**The task:** Find the line containing "What Observable Plot" and copy it exactly, along with every line after it up to and including the line containing "122, 135, 150];". Copy nothing else.

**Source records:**
____

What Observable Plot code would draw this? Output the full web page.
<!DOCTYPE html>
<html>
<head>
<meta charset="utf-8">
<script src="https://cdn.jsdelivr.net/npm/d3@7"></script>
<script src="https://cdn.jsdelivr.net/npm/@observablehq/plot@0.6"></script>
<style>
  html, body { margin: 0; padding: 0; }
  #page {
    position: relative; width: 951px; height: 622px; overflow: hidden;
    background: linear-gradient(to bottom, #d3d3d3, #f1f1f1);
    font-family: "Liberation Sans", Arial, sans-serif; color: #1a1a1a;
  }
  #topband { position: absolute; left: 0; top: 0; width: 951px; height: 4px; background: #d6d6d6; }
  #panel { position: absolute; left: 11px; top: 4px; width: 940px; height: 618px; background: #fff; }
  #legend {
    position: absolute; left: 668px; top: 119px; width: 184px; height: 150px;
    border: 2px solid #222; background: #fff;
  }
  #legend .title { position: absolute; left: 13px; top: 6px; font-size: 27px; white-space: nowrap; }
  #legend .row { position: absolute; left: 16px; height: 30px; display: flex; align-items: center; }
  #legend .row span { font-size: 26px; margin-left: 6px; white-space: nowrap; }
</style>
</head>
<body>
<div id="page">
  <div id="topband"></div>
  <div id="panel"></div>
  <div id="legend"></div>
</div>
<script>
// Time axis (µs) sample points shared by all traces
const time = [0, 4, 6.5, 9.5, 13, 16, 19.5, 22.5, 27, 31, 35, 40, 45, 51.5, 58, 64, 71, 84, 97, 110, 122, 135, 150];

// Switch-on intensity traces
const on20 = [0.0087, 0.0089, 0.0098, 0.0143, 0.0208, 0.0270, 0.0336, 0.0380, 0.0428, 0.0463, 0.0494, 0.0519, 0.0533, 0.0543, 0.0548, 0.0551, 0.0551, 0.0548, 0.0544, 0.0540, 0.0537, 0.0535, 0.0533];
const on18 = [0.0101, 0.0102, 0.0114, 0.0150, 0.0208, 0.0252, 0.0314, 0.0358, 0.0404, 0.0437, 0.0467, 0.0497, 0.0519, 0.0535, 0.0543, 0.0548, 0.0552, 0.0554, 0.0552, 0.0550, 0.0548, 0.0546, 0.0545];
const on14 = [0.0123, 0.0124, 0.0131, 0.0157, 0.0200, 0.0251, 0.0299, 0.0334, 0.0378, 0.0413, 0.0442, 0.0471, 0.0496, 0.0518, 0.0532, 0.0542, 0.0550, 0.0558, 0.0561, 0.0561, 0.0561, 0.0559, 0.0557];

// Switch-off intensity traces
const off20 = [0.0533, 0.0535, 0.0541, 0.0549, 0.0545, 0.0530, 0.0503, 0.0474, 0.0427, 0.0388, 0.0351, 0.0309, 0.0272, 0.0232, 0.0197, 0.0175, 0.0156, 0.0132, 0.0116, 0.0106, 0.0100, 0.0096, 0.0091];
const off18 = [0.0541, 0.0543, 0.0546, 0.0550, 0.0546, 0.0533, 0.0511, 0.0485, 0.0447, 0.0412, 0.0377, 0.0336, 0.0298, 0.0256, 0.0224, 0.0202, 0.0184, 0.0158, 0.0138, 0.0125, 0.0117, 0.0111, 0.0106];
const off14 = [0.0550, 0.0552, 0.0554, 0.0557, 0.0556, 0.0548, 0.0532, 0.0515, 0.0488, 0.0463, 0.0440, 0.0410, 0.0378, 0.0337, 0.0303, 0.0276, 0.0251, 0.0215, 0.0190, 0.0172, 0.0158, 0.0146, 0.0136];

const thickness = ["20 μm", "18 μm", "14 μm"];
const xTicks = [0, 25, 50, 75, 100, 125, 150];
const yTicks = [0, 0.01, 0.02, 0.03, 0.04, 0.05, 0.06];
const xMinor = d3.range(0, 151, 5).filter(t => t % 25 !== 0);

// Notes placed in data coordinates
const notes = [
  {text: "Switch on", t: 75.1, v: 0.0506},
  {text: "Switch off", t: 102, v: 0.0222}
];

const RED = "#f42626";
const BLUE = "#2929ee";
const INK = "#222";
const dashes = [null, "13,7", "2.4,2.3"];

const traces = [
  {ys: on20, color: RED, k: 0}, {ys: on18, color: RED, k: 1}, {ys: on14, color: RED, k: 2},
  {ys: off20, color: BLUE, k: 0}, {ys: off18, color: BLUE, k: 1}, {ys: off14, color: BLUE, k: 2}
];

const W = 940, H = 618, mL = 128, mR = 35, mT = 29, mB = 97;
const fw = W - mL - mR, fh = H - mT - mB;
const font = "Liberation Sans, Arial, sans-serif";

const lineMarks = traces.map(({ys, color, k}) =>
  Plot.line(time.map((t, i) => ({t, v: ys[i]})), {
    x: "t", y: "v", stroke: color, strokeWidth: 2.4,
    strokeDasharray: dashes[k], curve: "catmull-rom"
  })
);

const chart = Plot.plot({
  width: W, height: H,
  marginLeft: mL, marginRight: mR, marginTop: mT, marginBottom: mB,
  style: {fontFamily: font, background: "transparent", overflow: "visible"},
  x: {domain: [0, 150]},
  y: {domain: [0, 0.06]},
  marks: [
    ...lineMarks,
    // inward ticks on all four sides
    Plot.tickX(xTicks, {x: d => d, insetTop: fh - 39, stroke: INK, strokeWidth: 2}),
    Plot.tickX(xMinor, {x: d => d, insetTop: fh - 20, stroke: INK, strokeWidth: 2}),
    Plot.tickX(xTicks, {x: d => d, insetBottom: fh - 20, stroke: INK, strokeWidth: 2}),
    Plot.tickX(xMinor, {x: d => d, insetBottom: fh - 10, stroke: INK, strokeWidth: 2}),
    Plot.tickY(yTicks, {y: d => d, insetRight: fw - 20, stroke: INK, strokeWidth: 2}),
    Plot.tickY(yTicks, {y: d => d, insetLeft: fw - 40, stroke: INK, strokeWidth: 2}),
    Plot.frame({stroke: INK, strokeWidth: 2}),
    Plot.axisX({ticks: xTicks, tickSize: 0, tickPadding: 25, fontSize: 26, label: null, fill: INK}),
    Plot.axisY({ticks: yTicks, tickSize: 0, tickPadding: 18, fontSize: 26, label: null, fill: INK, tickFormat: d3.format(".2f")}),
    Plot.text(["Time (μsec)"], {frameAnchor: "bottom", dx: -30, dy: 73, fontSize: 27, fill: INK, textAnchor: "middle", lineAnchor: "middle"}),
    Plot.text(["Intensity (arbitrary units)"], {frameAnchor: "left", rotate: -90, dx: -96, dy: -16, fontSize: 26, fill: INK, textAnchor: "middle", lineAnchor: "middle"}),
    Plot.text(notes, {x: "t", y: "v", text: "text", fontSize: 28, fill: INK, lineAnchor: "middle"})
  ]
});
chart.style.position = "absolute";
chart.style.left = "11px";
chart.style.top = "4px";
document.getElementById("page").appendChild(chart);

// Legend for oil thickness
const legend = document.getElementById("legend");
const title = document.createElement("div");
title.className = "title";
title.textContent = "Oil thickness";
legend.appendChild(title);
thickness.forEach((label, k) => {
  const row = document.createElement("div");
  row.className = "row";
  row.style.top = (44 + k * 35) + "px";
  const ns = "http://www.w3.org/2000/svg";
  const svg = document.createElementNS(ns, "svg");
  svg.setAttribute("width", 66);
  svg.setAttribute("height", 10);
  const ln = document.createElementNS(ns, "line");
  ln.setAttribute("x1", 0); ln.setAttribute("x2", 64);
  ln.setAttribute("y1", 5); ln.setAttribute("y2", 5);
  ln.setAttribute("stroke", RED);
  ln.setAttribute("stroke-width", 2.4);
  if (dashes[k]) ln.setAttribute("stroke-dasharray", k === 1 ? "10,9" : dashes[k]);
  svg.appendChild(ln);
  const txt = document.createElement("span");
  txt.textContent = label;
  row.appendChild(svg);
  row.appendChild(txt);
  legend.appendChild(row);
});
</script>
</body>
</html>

____

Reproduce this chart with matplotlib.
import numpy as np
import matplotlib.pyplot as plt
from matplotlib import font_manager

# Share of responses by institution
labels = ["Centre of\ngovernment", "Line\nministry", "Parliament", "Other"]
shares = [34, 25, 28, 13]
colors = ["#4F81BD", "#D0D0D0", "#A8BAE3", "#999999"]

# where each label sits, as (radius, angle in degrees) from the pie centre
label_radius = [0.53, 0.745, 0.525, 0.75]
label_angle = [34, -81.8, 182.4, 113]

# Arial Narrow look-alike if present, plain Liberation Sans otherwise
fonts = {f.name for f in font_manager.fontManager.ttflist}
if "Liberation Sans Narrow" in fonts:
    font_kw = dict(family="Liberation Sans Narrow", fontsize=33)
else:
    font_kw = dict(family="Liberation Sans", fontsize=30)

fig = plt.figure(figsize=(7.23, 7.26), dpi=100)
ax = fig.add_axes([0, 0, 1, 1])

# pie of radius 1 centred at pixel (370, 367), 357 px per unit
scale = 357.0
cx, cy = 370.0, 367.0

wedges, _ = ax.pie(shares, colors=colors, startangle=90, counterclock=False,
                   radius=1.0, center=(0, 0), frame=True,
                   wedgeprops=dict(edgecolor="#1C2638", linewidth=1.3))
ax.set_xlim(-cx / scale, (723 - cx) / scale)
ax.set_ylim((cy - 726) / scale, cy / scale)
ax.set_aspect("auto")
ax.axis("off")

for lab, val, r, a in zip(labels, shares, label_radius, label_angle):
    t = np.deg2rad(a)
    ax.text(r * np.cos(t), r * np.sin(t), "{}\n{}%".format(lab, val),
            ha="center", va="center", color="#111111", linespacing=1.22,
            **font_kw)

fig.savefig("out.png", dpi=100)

____

**Result of this exercise:**
What Observable Plot code would draw this? Output the full web page.
<!DOCTYPE html>
<html>
<head>
<meta charset="utf-8">
<script src="https://cdn.jsdelivr.net/npm/d3@7"></script>
<script src="https://cdn.jsdelivr.net/npm/@observablehq/plot@0.6"></script>
<style>
  html, body { margin: 0; padding: 0; }
  #page {
    position: relative; width: 951px; height: 622px; overflow: hidden;
    background: linear-gradient(to bottom, #d3d3d3, #f1f1f1);
    font-family: "Liberation Sans", Arial, sans-serif; color: #1a1a1a;
  }
  #topband { position: absolute; left: 0; top: 0; width: 951px; height: 4px; background: #d6d6d6; }
  #panel { position: absolute; left: 11px; top: 4px; width: 940px; height: 618px; background: #fff; }
  #legend {
    position: absolute; left: 668px; top: 119px; width: 184px; height: 150px;
    border: 2px solid #222; background: #fff;
  }
  #legend .title { position: absolute; left: 13px; top: 6px; font-size: 27px; white-space: nowrap; }
  #legend .row { position: absolute; left: 16px; height: 30px; display: flex; align-items: center; }
  #legend .row span { font-size: 26px; margin-left: 6px; white-space: nowrap; }
</style>
</head>
<body>
<div id="page">
  <div id="topband"></div>
  <div id="panel"></div>
  <div id="legend"></div>
</div>
<script>
// Time axis (µs) sample points shared by all traces
const time = [0, 4, 6.5, 9.5, 13, 16, 19.5, 22.5, 27, 31, 35, 40, 45, 51.5, 58, 64, 71, 84, 97, 110, 122, 135, 150];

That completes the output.